A Folha de São Paulo publicou ontem o seguinte artigo de Luiz Carlos Bresser-Pereira. O autor é professor emérito da Fundação Getulio Vargas, ex-ministro da Fazenda (governo Sarney), da Administração e Reforma do Estado (primeiro governo FHC) e da Ciência e Tecnologia (segundo governo FHC).
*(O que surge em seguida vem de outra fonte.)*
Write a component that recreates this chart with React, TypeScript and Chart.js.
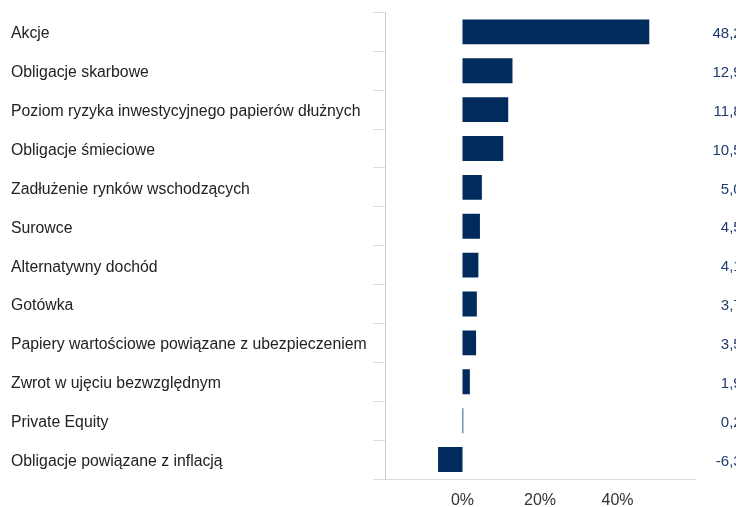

É autor de "Macroeconomia da Estagnação: Crítica da Ortodoxia Convencional no Brasil pós-1994".
A LÓGICA DA GUERRA, TÃO IRRACIONAL QUÃO IMPLACÁVEL, SÓ SERÁ QUEBRADA QUANDO MUDAR A POLÍTICA DOS EUA
“O ataque de Israel a Gaza tem uma lógica -os foguetes de fundo de quintal lançados pelo Hamas- e uma oportunidade: as próximas eleições naquele país.
Mais amplamente, entretanto, o terrorismo do Estado de Israel contra o terrorismo palestino é um capítulo do equívoco geopolítico dos Estados Unidos e de Israel em relação ao Oriente Médio.
Durante a Guerra Fria, fazia sentido para a grande potência apoiar incondicionalmente Israel, já que este era seu aliado mais seguro na competição contra a União Soviética.
Depois que ela terminou, o objetivo de segurança nacional tanto dos Estados Unidos como de Israel deveria ter sido o de estabelecer relações comerciais e políticas de interesse mútuo com os demais países da região.
Infelizmente, não foi isso que aconteceu. A relação próxima entre o presente ataque e as próximas eleições tem sido apontada por inúmeros analistas. Por outro lado, esses e outros analistas informam sobre o crescente pessimismo e insegurança da maioria judaica em Israel. As duas posições são aparentemente contraditórias, mas é possível compreendê-las.
Os israelenses apoiam a guerra porque querem mais segurança, mas no seu íntimo sabem que a guerra não aumentará sua segurança -pelo contrário, a diminuirá porque fortalecerá o ódio dos países muçulmanos vizinhos e porque será mais um capítulo da crescente diminuição de apoio dos demais países devido à intransigência de Israel em relação a um acordo- principalmente se não cumprir as resolução da ONU (Organização das Nações Unidas) determinando que desocupe os territórios que pertencem à Palestina.
É muito difícil para os israelenses saírem da armadilha em que estão metidos. Sociedade desenvolvida e democrática, muitos de seus cidadãos são críticos da política de seu Estado. Mas estes são a minoria. A maioria quer a guerra -o que mostra que também a democracia pode ser origem do nacionalismo étnico e religioso. O nacionalismo econômico faz parte da lógica da globalização e da democracia; é parte da competição internacional. Já o nacionalismo étnico e o religioso são violentos, são fontes de limpeza étnica -foi assim que os palestinos foram expulsos de suas terras e concentrados na faixa de Gaza.
O que é paradoxal é que possam ser sustentados pelo voto popular, como vimos ser o nacionalismo étnico na Alemanha, e vemos hoje o nacionalismo étnico e religioso em Israel.
Quais as conseqüências dessa incapacidade de Israel de negociar com os palestinos e lhes garantir um Estado? No curto prazo, a violência e o ódio dos dois lados serão crescentes. E no longo prazo? O aumento da indignação e do ódio nos países vizinhos não permite otimismo. Se para os Estados Unidos essa é uma ameaça longínqua, para Israel é uma ameaça concreta; por isso, os israelenses estão pessimistas. Os países muçulmanos não submetidos à dominação norte-americana estão se fortalecendo. O Irã e a Turquia, principalmente, mas também a Síria e o Líbano. Em toda a região, novos partidos políticos islâmicos combinam um necessário nacionalismo econômico com um perigoso nacionalismo étnico semelhante ao de Israel.
O que vemos na região não é a lógica da paz, mas a da guerra. Uma lógica tão irracional quão implacável que só poderá ser quebrada quando mudar a política dos Estados Unidos.”